In another scenario, a small-scale market gardener in a dry climate uses a buried magnetic wire system. He aligns his rows North-to-South and buries galvanized wire 6 inches (15 centimeters) deep. He finds that his lettuce crops require 40% less water to stay crisp, and the nutrient density of his kale—measured by a Brix meter—increases from a 6 to an 11.

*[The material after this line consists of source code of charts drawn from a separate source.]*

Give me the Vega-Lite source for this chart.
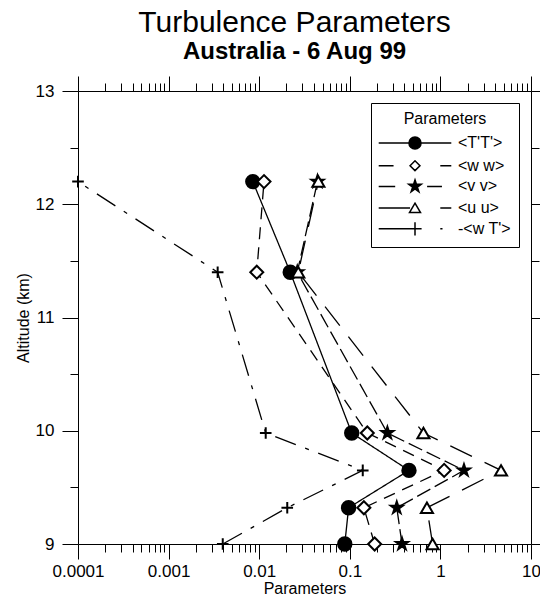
{
  "$schema": "https://vega.github.io/schema/vega-lite/v6.json",
  "width": 453,
  "height": 453,
  "autosize": "none",
  "padding": {"left": 78, "top": 91, "right": 9, "bottom": 61},
  "background": "white",
  "config": {
    "font": "Liberation Sans",
    "view": {"stroke": null},
    "axis": {"grid": false, "domainColor": "black", "tickColor": "black", "labelColor": "black", "titleColor": "black", "labelFont": "Liberation Sans", "titleFont": "Liberation Sans"}
  },
  "title": {
    "text": "Turbulence Parameters",
    "subtitle": "Australia - 6 Aug 99",
    "fontSize": 30,
    "fontWeight": "normal",
    "color": "black",
    "subtitleFontSize": 24,
    "subtitleFontWeight": "bold",
    "subtitleColor": "black",
    "subtitlePadding": 2,
    "anchor": "middle",
    "dx": -10,
    "offset": 12
  },
  "data": {
    "values": [
      {"series": "<T'T'>", "x": 0.0085, "alt": 12.2},
      {"series": "<T'T'>", "x": 0.022, "alt": 11.4},
      {"series": "<T'T'>", "x": 0.105, "alt": 9.98},
      {"series": "<T'T'>", "x": 0.45, "alt": 9.65},
      {"series": "<T'T'>", "x": 0.097, "alt": 9.32},
      {"series": "<T'T'>", "x": 0.088, "alt": 9.0},
      {"series": "<w w>", "x": 0.0113, "alt": 12.2},
      {"series": "<w w>", "x": 0.0094, "alt": 11.4},
      {"series": "<w w>", "x": 0.156, "alt": 9.98},
      {"series": "<w w>", "x": 1.1, "alt": 9.65},
      {"series": "<w w>", "x": 0.143, "alt": 9.32},
      {"series": "<w w>", "x": 0.188, "alt": 9.0},
      {"series": "<v v>", "x": 0.044, "alt": 12.2},
      {"series": "<v v>", "x": 0.0263, "alt": 11.4},
      {"series": "<v v>", "x": 0.26, "alt": 9.98},
      {"series": "<v v>", "x": 1.82, "alt": 9.65},
      {"series": "<v v>", "x": 0.33, "alt": 9.32},
      {"series": "<v v>", "x": 0.377, "alt": 9.0},
      {"series": "<u u>", "x": 0.045, "alt": 12.2},
      {"series": "<u u>", "x": 0.027, "alt": 11.4},
      {"series": "<u u>", "x": 0.65, "alt": 9.98},
      {"series": "<u u>", "x": 4.67, "alt": 9.65},
      {"series": "<u u>", "x": 0.71, "alt": 9.32},
      {"series": "<u u>", "x": 0.82, "alt": 9.0},
      {"series": "-<w T'>", "x": 0.0001, "alt": 12.2},
      {"series": "-<w T'>", "x": 0.00348, "alt": 11.4},
      {"series": "-<w T'>", "x": 0.0118, "alt": 9.98},
      {"series": "-<w T'>", "x": 0.139, "alt": 9.65},
      {"series": "-<w T'>", "x": 0.0204, "alt": 9.32},
      {"series": "-<w T'>", "x": 0.00396, "alt": 9.0}
    ]
  },
  "layer": [
    {
      "mark": {"type": "line", "stroke": "black", "strokeWidth": 1.3},
      "encoding": {
        "x": {
          "field": "x", "type": "quantitative",
          "scale": {"type": "log", "domain": [0.0001, 10], "nice": false},
          "axis": {
            "orient": "bottom",
            "values": [0.0001,0.0002,0.0003,0.0004,0.0005,0.0006,0.0007,0.0008,0.0009,0.001,0.002,0.003,0.004,0.005,0.006,0.007,0.008,0.009,0.01,0.02,0.03,0.04,0.05,0.06,0.07,0.08,0.09,0.1,0.2,0.3,0.4,0.5,0.6,0.7,0.8,0.9,1,2,3,4,5,6,7,8,9,10],
            "labelExpr": "datum.value == 0.0001 ? '0.0001' : datum.value == 0.001 ? '0.001' : datum.value == 0.01 ? '0.01' : datum.value == 0.1 ? '0.1' : datum.value == 1 ? '1' : datum.value == 10 ? '10' : ''",
            "tickSize": {"condition": {"test": "abs(log(datum.value)/LN10 - round(log(datum.value)/LN10)) < 0.001", "value": 15}, "value": 8},
            "labelFontSize": 17,
            "labelPadding": 4,
            "labelOverlap": false,
            "labelFlush": false,
            "title": "Parameters",
            "titleFontSize": 16,
            "titleFontWeight": "normal",
            "titlePadding": 1
          }
        },
        "y": {
          "field": "alt", "type": "quantitative",
          "scale": {"domain": [9, 13], "zero": false, "nice": false},
          "axis": {
            "orient": "left",
            "values": [9,9.5,10,10.5,11,11.5,12,12.5,13],
            "labelExpr": "datum.value % 1 == 0 ? format(datum.value, 'd') : ''",
            "tickSize": {"condition": {"test": "datum.value % 1 == 0", "value": 16}, "value": 8},
            "labelFontSize": 17,
            "labelPadding": 8,
            "labelOverlap": false,
            "labelFlush": false,
            "title": "Altitude (km)",
            "titleFontSize": 16,
            "titleFontWeight": "normal",
            "titlePadding": 4
          }
        },
        "order": {"field": "alt", "type": "quantitative"},
        "strokeDash": {
          "field": "series", "type": "nominal",
          "scale": {"domain": ["<T'T'>", "<w w>", "<v v>", "<u u>", "-<w T'>"], "range": [[1, 0], [12, 8], [15, 5], [24, 14], [22, 10, 4, 10]]},
          "legend": null
        }
      }
    },
    {
      "mark": {"type": "point", "filled": true, "stroke": "black", "strokeWidth": 2, "opacity": 1},
      "encoding": {
        "x": {"field": "x", "type": "quantitative", "axis": null},
        "y": {"field": "alt", "type": "quantitative", "axis": null},
        "shape": {
          "field": "series", "type": "nominal",
          "scale": {"domain": ["<T'T'>", "<w w>", "<v v>", "<u u>", "-<w T'>"], "range": ["circle", "diamond", "M0,-1L0.2245,-0.309L0.951,-0.309L0.3633,0.118L0.588,0.809L0,0.382L-0.588,0.809L-0.3633,0.118L-0.951,-0.309L-0.2245,-0.309Z", "triangle-up", "M-1,0H1M0,-1V1"]},
          "legend": null
        },
        "fill": {
          "field": "series", "type": "nominal",
          "scale": {"domain": ["<T'T'>", "<w w>", "<v v>", "<u u>", "-<w T'>"], "range": ["black", "white", "black", "white", "transparent"]},
          "legend": null
        },
        "size": {
          "field": "series", "type": "nominal",
          "scale": {"domain": ["<T'T'>", "<w w>", "<v v>", "<u u>", "-<w T'>"], "range": [180, 135, 240, 160, 270]},
          "legend": null
        }
      }
    },
    {
      "transform": [{"filter": "false"}],
      "mark": {"type": "point", "filled": false, "strokeWidth": 1.5, "size": 484, "opacity": 1},
      "encoding": {
        "x": {
          "field": "x", "type": "quantitative",
          "axis": {
            "orient": "top",
            "values": [0.0001,0.0002,0.0003,0.0004,0.0005,0.0006,0.0007,0.0008,0.0009,0.001,0.002,0.003,0.004,0.005,0.006,0.007,0.008,0.009,0.01,0.02,0.03,0.04,0.05,0.06,0.07,0.08,0.09,0.1,0.2,0.3,0.4,0.5,0.6,0.7,0.8,0.9,1,2,3,4,5,6,7,8,9,10],
            "labels": false,
            "title": null,
            "tickSize": {"condition": {"test": "abs(log(datum.value)/LN10 - round(log(datum.value)/LN10)) < 0.001", "value": 15}, "value": 8}
          }
        },
        "y": {
          "field": "alt", "type": "quantitative",
          "axis": {
            "orient": "right",
            "values": [9,9.5,10,10.5,11,11.5,12,12.5,13],
            "labels": false,
            "title": null,
            "tickSize": {"condition": {"test": "datum.value % 1 == 0", "value": 16}, "value": 8}
          }
        },
        "shape": {
          "field": "series", "type": "nominal",
          "scale": {"domain": ["<T'T'>", "<w w>", "<v v>", "<u u>", "-<w T'>"], "range": [
            "M-3.3,0H3.3M-0.55,0A0.55,0.55 0 1,1 0.55,0A0.55,0.55 0 1,1 -0.55,0Z",
            "M-3.3,0H-1.95M2.3,0H3.3M-0.45,0L0,-0.45L0.45,0L0,0.45Z",
            "M-3.3,0H-1.8M1.1,0H2.45M0,-0.6L0.135,-0.185L0.57,-0.185L0.218,0.07L0.353,0.485L0,0.23L-0.353,0.485L-0.218,0.07L-0.57,-0.185L-0.135,-0.185Z",
            "M-3.3,0H-0.45M2.3,0H3.3M0,-0.45L0.5,0.4L-0.5,0.4Z",
            "M-3.3,0H-0.6M2.3,0H2.5M-0.6,0H0.6M0,-0.6V0.6"
          ]},
          "legend": {
            "title": "Parameters", "orient": "top-right", "offset": 12,
            "strokeColor": "black", "fillColor": "white", "padding": 8,
            "titleAnchor": "middle", "titleFontSize": 16, "titleFontWeight": "normal", "titleColor": "black", "titlePadding": 4,
            "labelFontSize": 16, "labelColor": "black", "labelOffset": 31, "symbolOffset": 24,
            "symbolSize": 484, "symbolStrokeWidth": 1.5, "rowPadding": 0.7
          }
        },
        "fill": {
          "field": "series", "type": "nominal",
          "scale": {"domain": ["<T'T'>", "<w w>", "<v v>", "<u u>", "-<w T'>"], "range": ["black", "white", "black", "white", "transparent"]},
          "legend": {
            "title": "Parameters", "orient": "top-right", "offset": 12,
            "strokeColor": "black", "fillColor": "white", "padding": 8,
            "titleAnchor": "middle", "titleFontSize": 16, "titleFontWeight": "normal", "titleColor": "black", "titlePadding": 4,
            "labelFontSize": 16, "labelColor": "black", "labelOffset": 31, "symbolOffset": 24,
            "symbolSize": 484, "symbolStrokeWidth": 1.5, "rowPadding": 0.7
          }
        },
        "stroke": {
          "field": "series", "type": "nominal",
          "scale": {"domain": ["<T'T'>", "<w w>", "<v v>", "<u u>", "-<w T'>"], "range": ["black", "black", "black", "black", "black"]},
          "legend": {
            "title": "Parameters", "orient": "top-right", "offset": 12,
            "strokeColor": "black", "fillColor": "white", "padding": 8,
            "titleAnchor": "middle", "titleFontSize": 16, "titleFontWeight": "normal", "titleColor": "black", "titlePadding": 4,
            "labelFontSize": 16, "labelColor": "black", "labelOffset": 31, "symbolOffset": 24,
            "symbolSize": 484, "symbolStrokeWidth": 1.5, "rowPadding": 0.7
          }
        }
      }
    }
  ],
  "resolve": {
    "scale": {"shape": "independent", "fill": "independent", "size": "independent", "stroke": "independent"},
    "axis": {"x": "independent", "y": "independent"}
  }
}
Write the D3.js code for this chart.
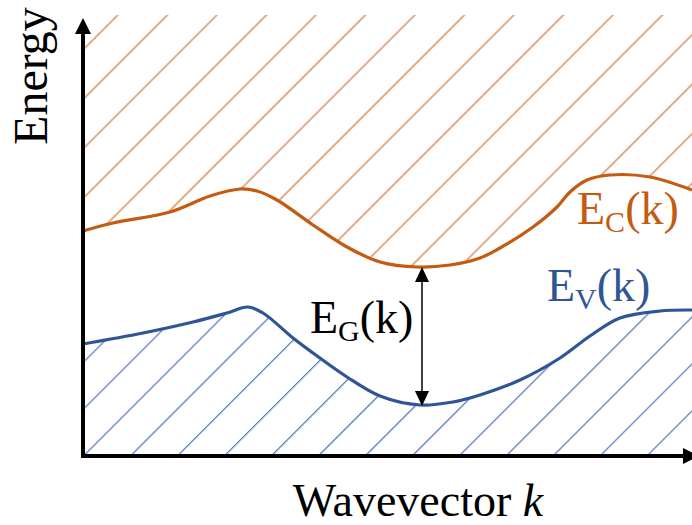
<!DOCTYPE html>
<html>
<head>
<meta charset="utf-8">
<script src="https://cdn.jsdelivr.net/npm/d3@7"></script>
<style>
  body { margin: 0; background: #fff; }
</style>
</head>
<body>
<svg></svg>
<script>
// band edges (arbitrary units: k across, energy up)
const kC = [0, 30, 87, 127, 157, 174, 194, 230, 264, 297, 334, 367, 397, 417, 450, 474, 487, 504, 527, 567, 609];
const eC = [225, 233, 244, 260, 267, 265, 256, 231, 209, 194, 189, 191, 198, 208, 229, 249, 264, 276, 281, 279, 266];
const kV = [0, 60, 110, 144, 165, 180, 210, 230, 264, 297, 337, 370, 397, 437, 477, 507, 537, 577, 609];
const eV = [112, 123, 134, 143, 149, 143, 118, 103, 79, 60, 51, 54, 61, 76, 98, 120, 138, 145, 146];
const gapK = 339; // where the gap arrow sits
const labels = { c: ["E", "C", "(k)"], v: ["E", "V", "(k)"], g: ["E", "G", "(k)"] };

const width = 692;
const height = 525;
const orange = "#c55a11", blue = "#2f5597";
const serif = "'Liberation Serif', 'DejaVu Serif', 'Noto Serif', Tinos, FreeSerif, Times, 'Times New Roman', serif";

const svg = d3.select("svg").attr("width", width).attr("height", height);

const x = d3.scaleLinear().domain([0, 609]).range([83, 692]);
const y = d3.scaleLinear().domain([0, 439]).range([456, 17]);

const cond = kC.map((k, i) => ({ k: k, e: eC[i] }));
const val = kV.map((k, i) => ({ k: k, e: eV[i] }));

// hatch patterns
const defs = svg.append("defs");
function hatch(id, color, s, a) {
    const p = defs.append("pattern")
        .attr("id", id)
        .attr("patternUnits", "userSpaceOnUse")
        .attr("width", s).attr("height", 20)
        .attr("patternTransform", "rotate(45)");
    p.append("line")
        .attr("x1", a).attr("x2", a).attr("y1", 0).attr("y2", 20)
        .attr("stroke", color).attr("stroke-width", 1.1);
}
hatch("hc", "#cc6420", 35, 24);
hatch("hv", "#4168b0", 33.2, 16.3);

const curve = d3.curveCatmullRom.alpha(0.5);

// filled regions
const areaUp = d3.area()
    .x(d => x(d.k))
    .y0(y(441))
    .y1(d => y(d.e))
    .curve(curve);
const areaDown = d3.area()
    .x(d => x(d.k))
    .y0(y(0))
    .y1(d => y(d.e))
    .curve(curve);

svg.append("path").datum(cond).attr("fill", "url(#hc)").attr("d", areaUp);
svg.append("path").datum(val).attr("fill", "url(#hv)").attr("d", areaDown);

const line = d3.line()
    .x(d => x(d.k))
    .y(d => y(d.e))
    .curve(curve);

svg.append("path").datum(cond)
    .attr("fill", "none").attr("stroke", orange).attr("stroke-width", 3.2)
    .attr("d", line);
svg.append("path").datum(val)
    .attr("fill", "none").attr("stroke", blue).attr("stroke-width", 3.2)
    .attr("d", line);

// axes with arrow heads
svg.append("line")
    .attr("x1", x(0)).attr("x2", x(0)).attr("y1", y(0) + 2).attr("y2", 30)
    .attr("stroke", "#000").attr("stroke-width", 4);
svg.append("path")
    .attr("d", `M${x(0)},18 L${x(0) - 8},34 L${x(0) + 8},34 Z`);
svg.append("line")
    .attr("x1", x(0) - 2).attr("x2", 686).attr("y1", y(0)).attr("y2", y(0))
    .attr("stroke", "#000").attr("stroke-width", 4);
svg.append("path")
    .attr("d", `M699,${y(0)} L683,${y(0) - 8} L683,${y(0) + 8} Z`);

// gap arrow
const eTop = 189, eBot = 50;
svg.append("line")
    .attr("x1", x(gapK)).attr("x2", x(gapK))
    .attr("y1", y(eTop) + 12).attr("y2", y(eBot) - 12)
    .attr("stroke", "#000").attr("stroke-width", 1.5);
svg.append("path")
    .attr("d", `M${x(gapK)},${y(eTop)} L${x(gapK) - 7},${y(eTop) + 15} L${x(gapK) + 7},${y(eTop) + 15} Z`);
svg.append("path")
    .attr("d", `M${x(gapK)},${y(eBot)} L${x(gapK) - 7},${y(eBot) - 15} L${x(gapK) + 7},${y(eBot) - 15} Z`);

// labels
function label(parts, px, py, color) {
    const t = svg.append("text").attr("x", px).attr("y", py)
        .attr("font-family", serif)
        .attr("fill", color).attr("font-size", 46);
    t.append("tspan").text(parts[0]);
    t.append("tspan").attr("font-size", 30).attr("dy", 8).text(parts[1]);
    t.append("tspan").attr("dy", -8).text(parts[2]);
}
label(labels.c, 577, 224, orange);
label(labels.v, 547, 301, blue);
label(labels.g, 310, 333, "#000");

svg.append("text")
    .attr("transform", "translate(47,76) rotate(-90)")
    .attr("text-anchor", "middle")
    .attr("font-family", serif)
    .attr("font-size", 48)
    .text("Energy");

const xl = svg.append("text")
    .attr("x", 418).attr("y", 516)
    .attr("text-anchor", "middle")
    .attr("font-family", serif)
    .attr("font-size", 46);
xl.append("tspan").text("Wavevector ");
xl.append("tspan").attr("font-style", "italic").text("k");
</script>
</body>
</html>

These aren’t fairy tales; they are the results of working with the planet’s existing infrastructure. By simply providing a better “conduit” for natural forces, these gardeners achieved results that would usually require hundreds of dollars in fertilizers and pesticides. They traded a dependency on the store for a partnership with the sky.

Final Thoughts

Electroculture is a bridge between the forgotten wisdom of the past and the regenerative needs of the future. It challenges us to see our gardens not as chemical factories, but as living resonators. By shifting our focus from “feeding” to “tuning,” we can grow food that is more resilient, more nutritious, and entirely free from synthetic reliance.

This path requires a bit of pioneer-grit and a lot of observation. It asks you to step outside, get your hands in the dirt, and experiment with the unseen. The materials are simple, the cost is low, and the potential rewards are limited only by the scale of your imagination. Whether you start with a single copper coil or a full-scale atmospheric grid, you are taking a step toward true self-reliance.

Nature is already providing all the energy your garden needs. All you have to do is provide the antenna. Take what you have learned here, build your first collector, and watch as your plants begin to hum with the hidden pulse of the earth. The revolution isn’t coming; it’s already floating in the air above your garden, waiting for you to plug in.